Finding common files in the webroot
A common attack on a web application is trying to retrieve common files, such as .gitignore
or README.md
, using a tool such as dirbuster. The success of this approach depends a great deal on the quality of the word list. In this post we will try to compile our own word list from public data.
Retrieving common files
Web applications often have a webroot, that is exposed on the web server in a way that any file in the webroot can be retrieved over HTTP. This often exposes files that shouldn’t be public, especially if the project root is used as the webroot.
This makes for an easy attack in which we try to retrieve all files in a certain list from a web server. Although this can be done with any web client, there are tools that specialize in finding public files given a word list. For example, dirb and dirsearch.
However, this success of this attack depends greatly on the quality of the word list. If a filename is not in the word list, it won’t be found. How can we improve our word list?
Common filenames in the webroot
We want to find filenames that are commonly used in the webroot of a project. We’ll use Google BigQuery to query GitHub repositories to find these filenames.
We’ll perform a query to find webroot directories in projects, and subsequently query the most common filenames in these directories.

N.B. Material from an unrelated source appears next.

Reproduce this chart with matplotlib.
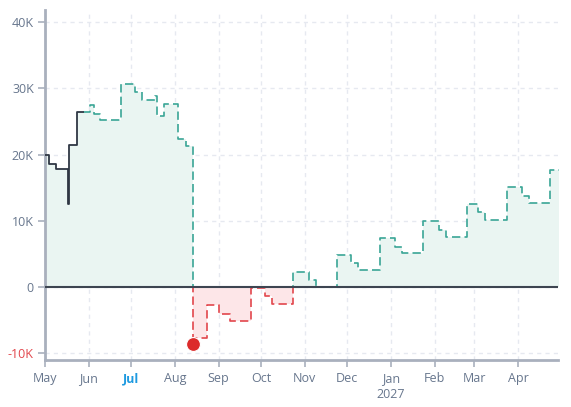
import numpy as np
import pandas as pd
import matplotlib
matplotlib.use("Agg")
import matplotlib.pyplot as plt
import matplotlib.dates as mdates
from matplotlib.patches import Rectangle
from matplotlib.ticker import FuncFormatter

plt.rcParams["font.family"] = ["Open Sans", "DejaVu Sans"]

# actual balance (solid)
actual_dates = ["2026-05-01", "2026-05-04", "2026-05-09", "2026-05-17",
                "2026-05-18", "2026-05-24", "2026-05-28"]
actual_values = [20000, 18600, 17800, 12600, 21400, 26500, 26500]

# forecast balance (dashed)
forecast_dates = ["2026-05-28", "2026-06-02", "2026-06-05", "2026-06-09", "2026-06-24",
                  "2026-07-04", "2026-07-09", "2026-07-18", "2026-07-19", "2026-07-24",
                  "2026-08-03", "2026-08-09", "2026-08-14", "2026-08-24", "2026-09-01",
                  "2026-09-09", "2026-09-24", "2026-10-04", "2026-10-09", "2026-10-24",
                  "2026-11-04", "2026-11-09", "2026-11-24", "2026-12-04", "2026-12-09",
                  "2026-12-24", "2027-01-04", "2027-01-09", "2027-01-24", "2027-02-04",
                  "2027-02-09", "2027-02-24", "2027-03-04", "2027-03-09", "2027-03-24",
                  "2027-04-04", "2027-04-09", "2027-04-24", "2027-04-30"]
forecast_values = [26500, 27500, 26200, 25200, 30700,
                   29400, 28300, 28800, 25800, 27700,
                   22400, 21300, -7750, -2700, -4000,
                   -5100, -200, -1400, -2500, 2300,
                   1060, 0, 4900, 3600, 2600,
                   7450, 6100, 5100, 10000, 8600,
                   7600, 12600, 11300, 10100, 15150,
                   13750, 12700, 17700, 17700]

low_date = "2026-08-14"
low_value = -8600

y_ticks = [-10000, 0, 10000, 20000, 30000, 40000]
year_label = "2027"

TEAL = "#3aa596"
RED = "#e2474d"
DARK = "#2f3744"
LABEL = "#67768d"
GRID = "#e6e9f0"
SPINE = "#a9b0bd"

ad = pd.to_datetime(actual_dates)
av = np.array(actual_values, dtype=float)
fd = pd.to_datetime(forecast_dates)
fv = np.array(forecast_values, dtype=float)

fig = plt.figure(figsize=(5.71, 4.07), dpi=100)
ax = fig.add_axes([0.0788, 0.1155, 0.899, 0.86])

x0 = mdates.date2num(pd.Timestamp("2026-05-01"))
x1 = mdates.date2num(pd.Timestamp("2027-04-29 14:00"))
ax.set_xlim(x0, x1)
ax.set_ylim(-11000, 41850)

# fills
all_d = ad[:-1].append(fd)
all_v = np.concatenate([av[:-1], fv])
ax.fill_between(all_d, np.maximum(all_v, 0), 0, step="post", color="#eaf5f2", lw=0, zorder=1)
ax.fill_between(all_d, np.minimum(all_v, 0), 0, step="post", color="#fde6e8", lw=0, zorder=1)

# grid
ax.grid(True, color=GRID, lw=1, ls=(0, (3, 3)), zorder=0)
ax.set_axisbelow(True)

# forecast: teal above zero, red below zero
big = 1e6
for col, (yb, h) in [(TEAL, (0, big)), (RED, (-big, big))]:
    ln, = ax.plot(fd, fv, drawstyle="steps-post", color=col, lw=1.2,
                  ls=(0, (5, 2.5)), zorder=3)
    clip = Rectangle((x0 - 1000, yb), 5000, h, transform=ax.transData)
    ln.set_clip_path(clip)

# zero line
ax.axhline(0, color="#3d4551", lw=1.5, zorder=4)

# actual
ax.plot(ad, av, drawstyle="steps-post", color=DARK, lw=1.3, zorder=5)

# lowest point
ax.plot(pd.to_datetime(low_date), low_value, "o", color="#dc2b2b", ms=10, mec="white",
        mew=0.8, zorder=6, clip_on=False)

# axes styling
for s in ["top", "right"]:
    ax.spines[s].set_visible(False)
for s in ["left", "bottom"]:
    ax.spines[s].set_color(SPINE)
    ax.spines[s].set_linewidth(2)

ax.set_yticks(y_ticks)
ax.yaxis.set_major_formatter(FuncFormatter(lambda v, p: "0" if v == 0 else f"{int(v / 1000)}K"))
ax.tick_params(axis="y", length=5, width=1.2, color=SPINE, labelcolor=LABEL, labelsize=9, pad=3)
for t in ax.get_yticklabels():
    if t.get_text().startswith("-") or t.get_text().startswith("\u2212"):
        t.set_color(RED)

months = pd.date_range("2026-05-01", "2027-04-01", freq="MS")
ax.set_xticks(months)
ax.set_xticklabels([m.strftime("%b") for m in months])
ax.tick_params(axis="x", length=5, width=1.2, color=SPINE, labelcolor=LABEL, labelsize=9, pad=4)
for m, t in zip(months, ax.get_xticklabels()):
    if m.month == 7:
        t.set_color("#1e9ae0")
        t.set_fontweight("bold")

# year under January
jan = months[months.month == 1][0]
ax.annotate(year_label, xy=(mdates.date2num(jan), 0), xycoords=("data", "axes fraction"),
            xytext=(0, -35), textcoords="offset pixels", ha="center", va="center",
            fontsize=9, color=LABEL)

fig.savefig("out.png", dpi=100)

First, find directory names for the webroot. This would typically be www
or public
or something like that. How can we recognize these? By the files they contain. If a directory contains favicon.ico
or index.html
or robots.txt
, it is pretty likely to be a webroot. Especially for robots.txt
, because that only works if it is served on the root of the server. We’ll query paths ending on robots.txt
, and then use a regular expression to retrieve the directory name.
SELECT
directory,
COUNT(*) AS count
FROM (
SELECT
REGEXP_EXTRACT(files.path, r"([^/]*)/[^/]*$") AS directory,
files.path
FROM
`bigquery-public-data.github_repos.sample_files` AS files
WHERE
path LIKE '%/robots.txt')
GROUP BY
directory
ORDER BY
count DESC
LIMIT
10
This gives the following list, which seems to match our expectations:
- public
- web
- static
- app
- assets
- templates
- docs
- dist
- www
- src
Next, we’ll query common file names in these directories:
SELECT
filename,
COUNT(*) AS count
FROM (
SELECT
REGEXP_EXTRACT(files.path, r"/([^/]*)$") AS filename
FROM
`bigquery-public-data.github_repos.sample_files` AS files
WHERE
REGEXP_CONTAINS(files.path, r"/(public|web|static|app|assets|templates|docs|dist|www|src)/[^/]*$"))
GROUP BY
filename
ORDER BY
count DESC
LIMIT
1000;
And this gives our list of files, starting with index.html
.
Joining in the query
We did a poor man’s join in the previous example: we copy-pasted the output from one query into the other query. This results in some files that get included in the result while they shouldn’t be. For example, we found robots.txt often occurs in the directory named src
. But then we queried the filenames for all src
directories, not just the ones that contained robots.txt
.
The solution to this is to query the full path of all directories containing robots.txt
, and retrieving the filenames in those directories:
SELECT
filename,
COUNT(*) AS count
FROM (
SELECT
REGEXP_EXTRACT(files2.path, r"/([^/]*)$") AS filename
FROM
`bigquery-public-data.github_repos.sample_files` AS files1
JOIN
`bigquery-public-data.github_repos.sample_files` AS files2
ON
files1.repo_name = files2.repo_name
AND files2.path LIKE CONCAT(REGEXP_EXTRACT(files1.path, r"^(.*)/[^/]*$"), '%')
WHERE
files1.path LIKE '%/robots.txt' )
GROUP BY
filename
ORDER BY
count DESC
LIMIT
1000;
In this query we extract directories that contain robots.txt
in table files1
, and then select files that are contained in these directories using files2
.
Paradoxically, this doesn’t give better results for our purposes. This query returns filenames in webroots, but the earlier set of queries may give better results for filenames that aren’t supposed to be in the webroot.
Conclusion
View or download the word list.
Using public GitHub data we compiled a list of common filenames in web directories, which can be used in combination with dirsearch to find files that shouldn’t be in the webroot.